Il s’avère qu'à l'époque, le mot impression était aussi utilisé pour désigner la simple décoration des appartements, c’était la „peinture d’impression”, un terme utilisé pour la distinguer de la „peinture d’art”: un peintre en bâtiment pouvait être ainsi nommé, dans le langage courant, un „impressioniste”. C’est dans ce sens que Louis Leroy voulait ridiculiser en 1874 les participants de la première exposition collective organisée dans l’atelier du photographe parisien Nader, ce groupe disparate et rebelle seulement uni par son rejet du passé de leur métier. Leroy voulait les stigmatiser mais c'est finallement lui qui a trouvé le nom de l’une des écoles les plus influentes et populaires de l’histoire de l’art. En effet, d’autres critiques ont vite compris que l’impression, la sensation créée par la lumière, n’est pas une aberration mais une valeur universelle et nouvelle „inventée” par ces artistes.

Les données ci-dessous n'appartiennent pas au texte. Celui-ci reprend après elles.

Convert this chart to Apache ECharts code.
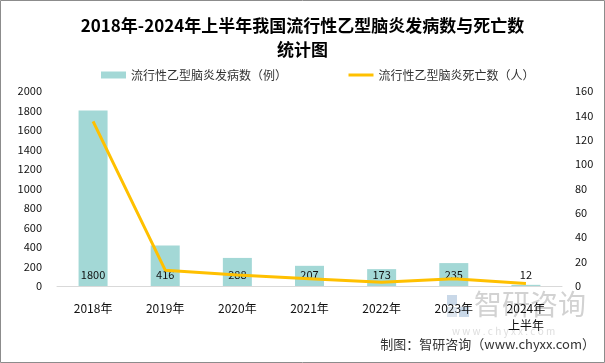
<!DOCTYPE html>
<html><head><meta charset="utf-8">
<script src="https://cdn.jsdelivr.net/npm/echarts@6/dist/echarts.min.js"></script>
<style>html,body{margin:0;padding:0;background:#fff}#c{width:605px;height:363px}</style>
</head><body><div id="c"></div>
<script>
const categories = ['2018年','2019年','2020年','2021年','2022年','2023年','2024年\n上半年'];
const cases = [1800, 416, 288, 207, 173, 235, 12];
const deaths = [135, 13, 9, 6, 3, 6, 2];
const leftTicks = {min: 0, max: 2000, interval: 200};
const rightTicks = {min: 0, max: 160, interval: 20};
const seriesNames = ['流行性乙型脑炎发病数（例）', '流行性乙型脑炎死亡数（人）'];
const FONT = '"Noto Sans CJK SC", "Noto Sans", sans-serif';

const chart = echarts.init(document.getElementById('c'), null, {renderer: 'canvas'});
chart.setOption({
  animation: false,
  textStyle: {fontFamily: FONT},
  title: {
    text: '2018年-2024年上半年我国流行性乙型脑炎发病数与死亡数\n统计图',
    left: 'center', top: 9,
    textStyle: {fontSize: 17, fontWeight: 'bold', color: '#000', lineHeight: 24, fontFamily: FONT}
  },
  legend: {
    top: 64, left: 96, itemGap: 60, itemWidth: 25, itemHeight: 7,
    textStyle: {fontSize: 12, color: '#333', fontFamily: FONT},
    data: [
      {name: seriesNames[0], icon: 'rect'},
      {name: seriesNames[1], itemStyle: {opacity: 0}, lineStyle: {width: 3, color: '#ffc000'}}
    ]
  },
  grid: {left: 57, right: 43, top: 91, bottom: 77, containLabel: false},
  xAxis: {
    type: 'category', data: categories,
    axisLine: {lineStyle: {color: '#d9d9d9'}},
    axisTick: {show: false},
    axisLabel: {fontSize: 12, color: '#111', margin: 14, lineHeight: 17, interval: 0}
  },
  yAxis: [
    {type: 'value', ...leftTicks, axisLine: {show: false}, axisTick: {show: false}, splitLine: {show: false},
     axisLabel: {fontSize: 11, color: '#111', margin: 15, formatter: v => String(v)}},
    {type: 'value', ...rightTicks, axisLine: {show: false}, axisTick: {show: false}, splitLine: {show: false},
     axisLabel: {fontSize: 11, color: '#111', margin: 13, formatter: v => String(v)}}
  ],
  series: [
    {name: seriesNames[0], type: 'bar', data: cases, yAxisIndex: 0, barWidth: 29,
     itemStyle: {color: '#a3d8d6'},
     label: {show: true, position: 'insideBottom', distance: 6, fontSize: 11, color: '#111'}},
    {name: seriesNames[1], type: 'line', data: deaths, yAxisIndex: 1, symbol: 'none',
     lineStyle: {color: '#ffc000', width: 3}, itemStyle: {color: '#ffc000'}, z: 5}
  ],
  graphic: [
    {type: 'rect', shape: {x: 0.5, y: 0.5, width: 604, height: 362}, style: {fill: 'none', stroke: '#8c8c8c', lineWidth: 1}, silent: true},
    {type: 'rect', shape: {x: 447, y: 295, width: 10, height: 10}, style: {fill: '#c9d8e8'}, silent: true, z: 0},
    {type: 'rect', shape: {x: 459, y: 307, width: 10, height: 10}, style: {fill: '#c9d8e8'}, silent: true, z: 0},
    {type: 'rect', shape: {x: 447, y: 307, width: 10, height: 10}, style: {fill: '#dde5ee'}, silent: true, z: 0},
    {type: 'text', left: 474, top: 290, style: {text: '智研咨询', fontSize: 28, fill: '#d2d2d2', fontFamily: FONT}, silent: true, z: 0},
    {type: 'text', left: 452, top: 326, style: {text: 'w w w . c h y x x . c o m', fontSize: 10, fill: '#dedede', fontFamily: FONT}, silent: true, z: 0},
    {type: 'text', right: 10, top: 338, style: {text: '制图：智研咨询（www.chyxx.com）', fontSize: 13, fill: '#333', fontFamily: FONT}, silent: true}
  ]
});
</script></body></html>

Déjà en 1883, Jules Laforgue, écrivain et critique littéraire et d’art, tirait une conclusion qui prévaud encore aujourd’hui: «L’Impressionniste est un peintre moderniste qui, doué d’une sensibilité hors du commun, oubliant les tableaux amassés par les siècles dans les musées, oubliant l’éducation optique de l’école (dessin et perspective, coloris), à force de vivre et de voir franchement et primitivement dans les spectacles lumineux en plein air, c’est-à-dire hors de l’atelier éclairé à 45˚, que ce soit la rue, la campagne, les intérieurs, est parvenu à se refaire un œil naturel, à voir naturellement et à peindre naïvement comme il voit.”

Mais découvrir cette manière „naïve” s'avère plus compliquée qu'il n'y paraît et l’exposition nous révèle encore beaucoup des secrets de cette magie: les nouvelles peintures, couleurs et toiles préparées en avance qu’ont utilisées les maîtres de ce mouvement, le rôle de la spontanéité et de la préparation cachée dans ces chef-d’oeuvres, la manière de contempler et de les apprécier aujourd’hui, etc. Allez-y, ce n'est pas loin, vous aurez beaucoup d’impressions – impressionnantes.